All of the lines below are to be printed again exactly; images are excluded from the output.

[START Available data]

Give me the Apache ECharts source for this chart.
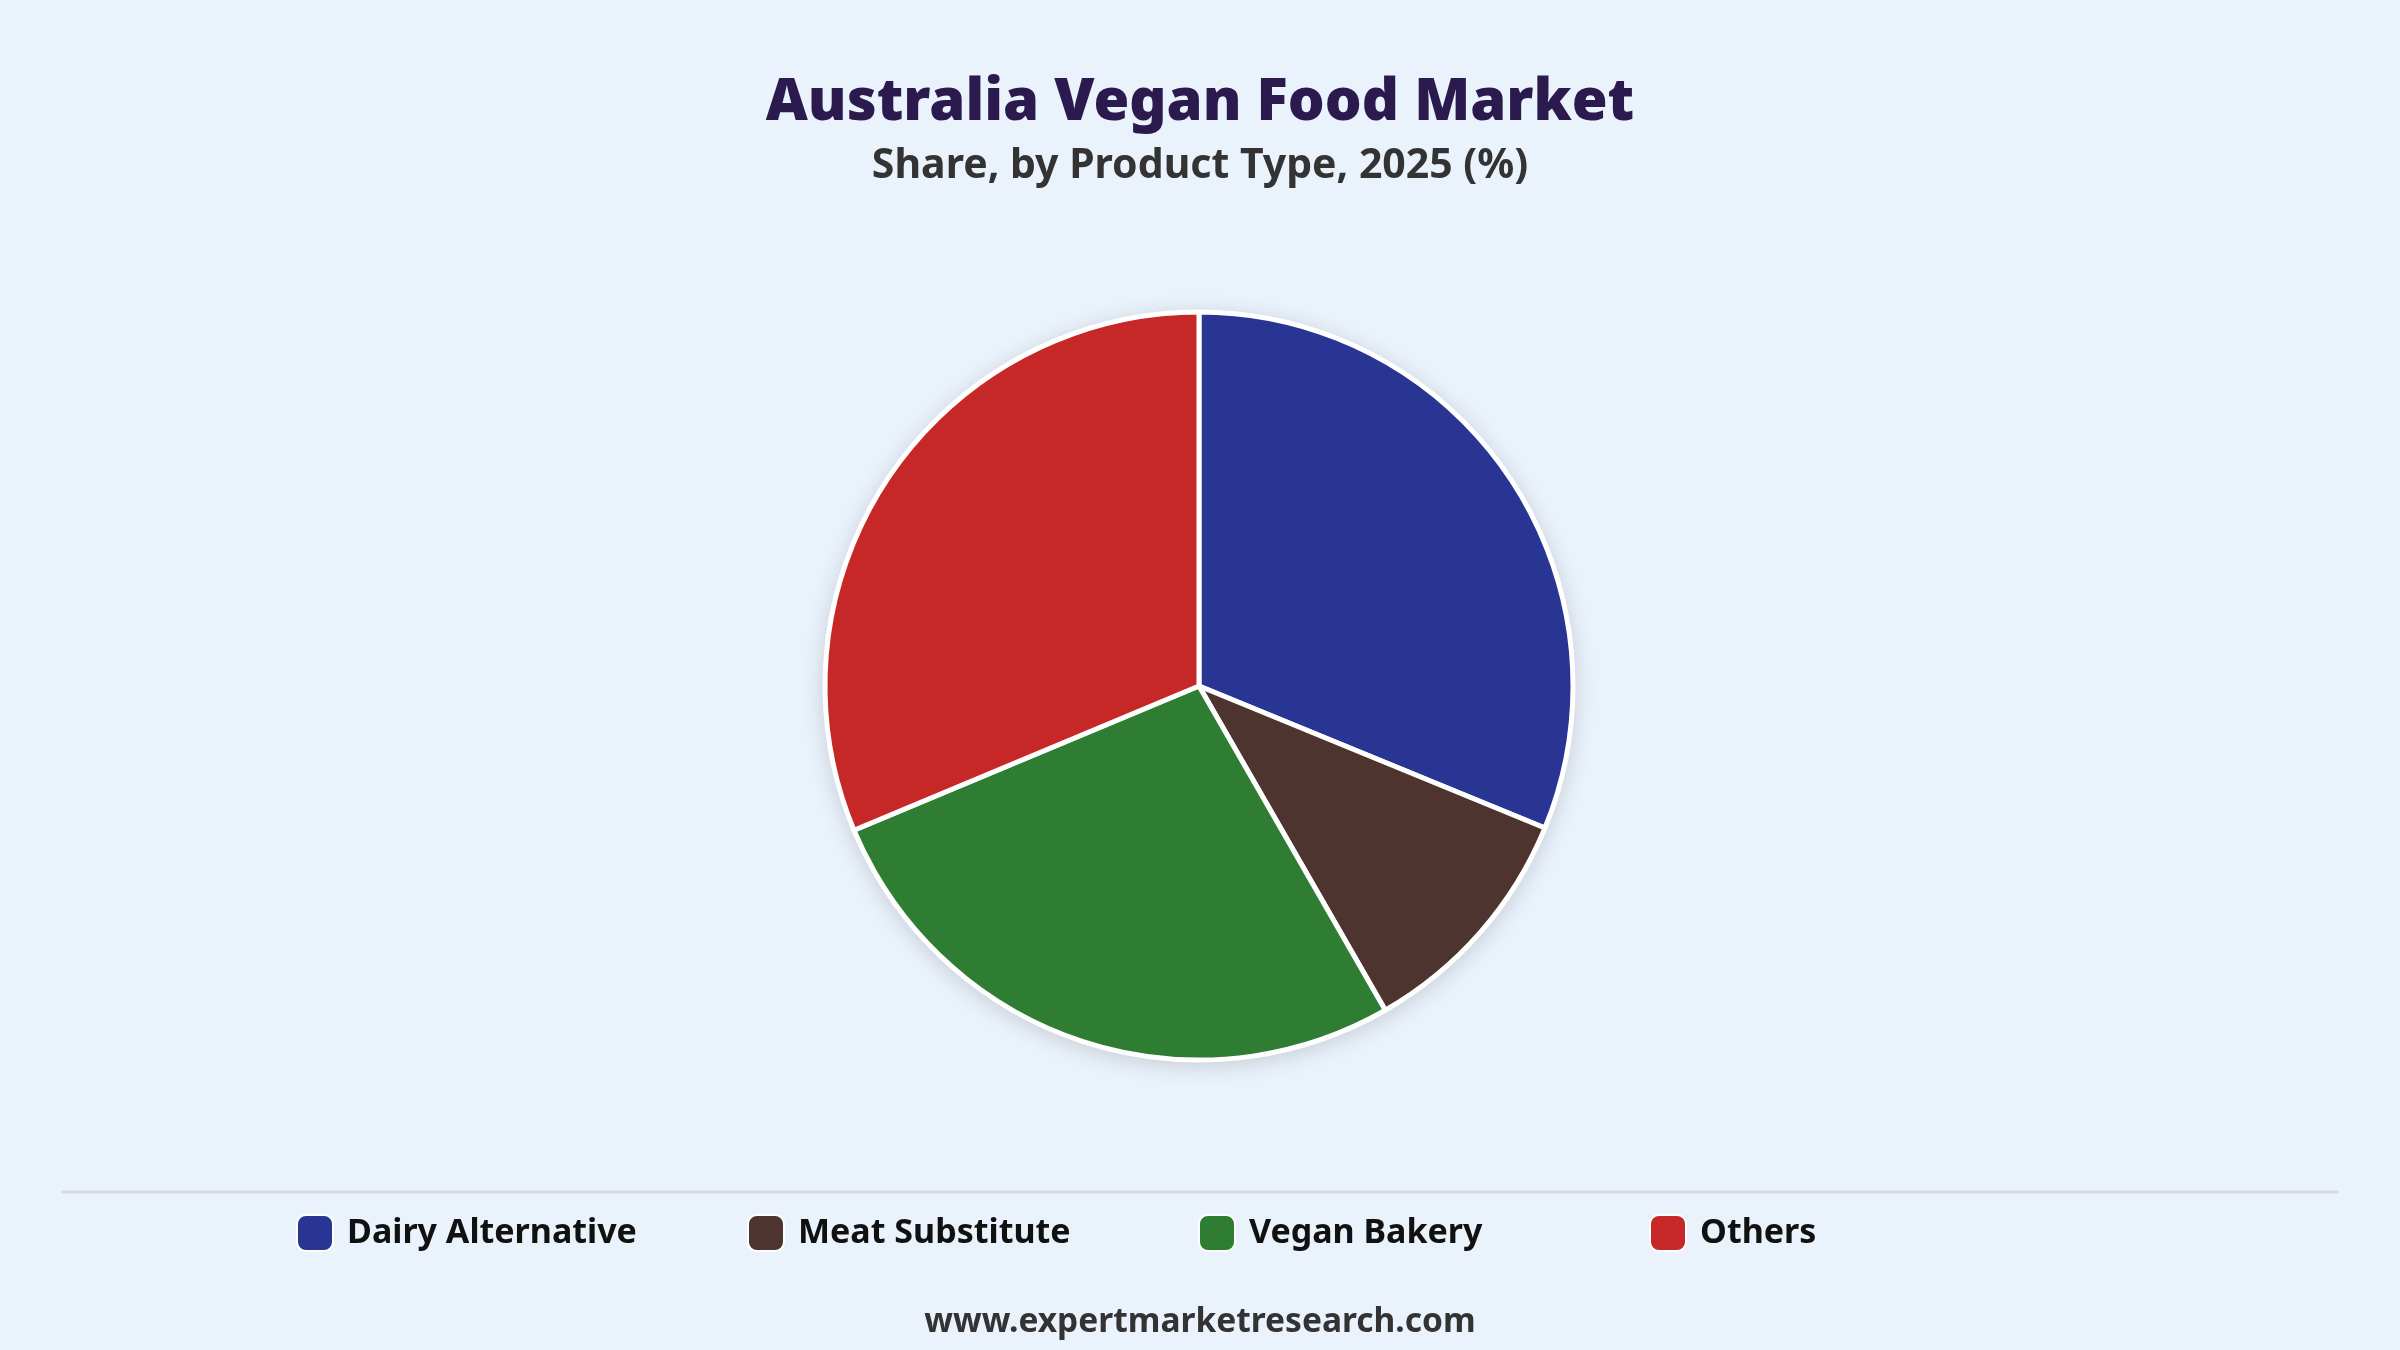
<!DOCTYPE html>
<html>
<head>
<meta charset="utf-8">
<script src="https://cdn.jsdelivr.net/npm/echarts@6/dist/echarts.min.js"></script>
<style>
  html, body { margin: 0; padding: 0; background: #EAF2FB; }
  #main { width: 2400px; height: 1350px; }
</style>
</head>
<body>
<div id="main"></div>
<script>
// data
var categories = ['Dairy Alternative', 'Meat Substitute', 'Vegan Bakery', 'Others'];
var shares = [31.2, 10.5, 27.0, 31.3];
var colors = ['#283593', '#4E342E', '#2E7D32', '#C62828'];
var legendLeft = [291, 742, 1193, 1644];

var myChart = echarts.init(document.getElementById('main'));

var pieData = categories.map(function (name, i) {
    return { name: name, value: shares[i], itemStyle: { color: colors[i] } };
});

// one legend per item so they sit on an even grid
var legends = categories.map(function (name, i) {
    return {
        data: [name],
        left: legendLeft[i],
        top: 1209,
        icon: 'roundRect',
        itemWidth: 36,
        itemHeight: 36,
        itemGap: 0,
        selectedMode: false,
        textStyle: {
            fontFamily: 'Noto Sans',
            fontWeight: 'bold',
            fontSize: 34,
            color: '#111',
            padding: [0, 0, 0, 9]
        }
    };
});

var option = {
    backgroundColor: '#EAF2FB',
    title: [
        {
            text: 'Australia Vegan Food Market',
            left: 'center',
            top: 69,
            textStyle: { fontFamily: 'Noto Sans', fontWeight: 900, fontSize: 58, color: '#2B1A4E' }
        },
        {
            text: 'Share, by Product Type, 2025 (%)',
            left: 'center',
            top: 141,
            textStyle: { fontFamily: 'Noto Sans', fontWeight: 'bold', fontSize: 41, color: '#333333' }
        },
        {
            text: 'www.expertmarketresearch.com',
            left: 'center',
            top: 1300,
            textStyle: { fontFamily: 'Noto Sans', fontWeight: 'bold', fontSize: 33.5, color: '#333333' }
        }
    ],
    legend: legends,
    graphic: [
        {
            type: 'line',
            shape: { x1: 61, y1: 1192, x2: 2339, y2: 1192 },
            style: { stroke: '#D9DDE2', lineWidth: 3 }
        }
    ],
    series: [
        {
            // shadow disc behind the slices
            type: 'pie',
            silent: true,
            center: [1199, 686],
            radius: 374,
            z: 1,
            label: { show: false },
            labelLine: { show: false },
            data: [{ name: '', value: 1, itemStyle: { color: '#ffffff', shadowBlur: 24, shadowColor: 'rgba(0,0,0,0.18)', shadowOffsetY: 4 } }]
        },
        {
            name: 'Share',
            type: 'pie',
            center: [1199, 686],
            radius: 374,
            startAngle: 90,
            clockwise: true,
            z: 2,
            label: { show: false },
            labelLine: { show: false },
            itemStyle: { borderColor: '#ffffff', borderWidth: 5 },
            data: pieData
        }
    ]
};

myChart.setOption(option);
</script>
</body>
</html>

[END Available data]

▸ **Full solution**
Give me the Apache ECharts source for this chart.
<!DOCTYPE html>
<html>
<head>
<meta charset="utf-8">
<script src="https://cdn.jsdelivr.net/npm/echarts@6/dist/echarts.min.js"></script>
<style>
  html, body { margin: 0; padding: 0; background: #EAF2FB; }
  #main { width: 2400px; height: 1350px; }
</style>
</head>
<body>
<div id="main"></div>
<script>
// data
var categories = ['Dairy Alternative', 'Meat Substitute', 'Vegan Bakery', 'Others'];
var shares = [31.2, 10.5, 27.0, 31.3];
var colors = ['#283593', '#4E342E', '#2E7D32', '#C62828'];
var legendLeft = [291, 742, 1193, 1644];

var myChart = echarts.init(document.getElementById('main'));

var pieData = categories.map(function (name, i) {
    return { name: name, value: shares[i], itemStyle: { color: colors[i] } };
});

// one legend per item so they sit on an even grid
var legends = categories.map(function (name, i) {
    return {
        data: [name],
        left: legendLeft[i],
        top: 1209,
        icon: 'roundRect',
        itemWidth: 36,
        itemHeight: 36,
        itemGap: 0,
        selectedMode: false,
        textStyle: {
            fontFamily: 'Noto Sans',
            fontWeight: 'bold',
            fontSize: 34,
            color: '#111',
            padding: [0, 0, 0, 9]
        }
    };
});

var option = {
    backgroundColor: '#EAF2FB',
    title: [
        {
            text: 'Australia Vegan Food Market',
            left: 'center',
            top: 69,
            textStyle: { fontFamily: 'Noto Sans', fontWeight: 900, fontSize: 58, color: '#2B1A4E' }
        },
        {
            text: 'Share, by Product Type, 2025 (%)',
            left: 'center',
            top: 141,
            textStyle: { fontFamily: 'Noto Sans', fontWeight: 'bold', fontSize: 41, color: '#333333' }
        },
        {
            text: 'www.expertmarketresearch.com',
            left: 'center',
            top: 1300,
            textStyle: { fontFamily: 'Noto Sans', fontWeight: 'bold', fontSize: 33.5, color: '#333333' }
        }
    ],
    legend: legends,
    graphic: [
        {
            type: 'line',
            shape: { x1: 61, y1: 1192, x2: 2339, y2: 1192 },
            style: { stroke: '#D9DDE2', lineWidth: 3 }
        }
    ],
    series: [
        {
            // shadow disc behind the slices
            type: 'pie',
            silent: true,
            center: [1199, 686],
            radius: 374,
            z: 1,
            label: { show: false },
            labelLine: { show: false },
            data: [{ name: '', value: 1, itemStyle: { color: '#ffffff', shadowBlur: 24, shadowColor: 'rgba(0,0,0,0.18)', shadowOffsetY: 4 } }]
        },
        {
            name: 'Share',
            type: 'pie',
            center: [1199, 686],
            radius: 374,
            startAngle: 90,
            clockwise: true,
            z: 2,
            label: { show: false },
            labelLine: { show: false },
            itemStyle: { borderColor: '#ffffff', borderWidth: 5 },
            data: pieData
        }
    ]
};

myChart.setOption(option);
</script>
</body>
</html>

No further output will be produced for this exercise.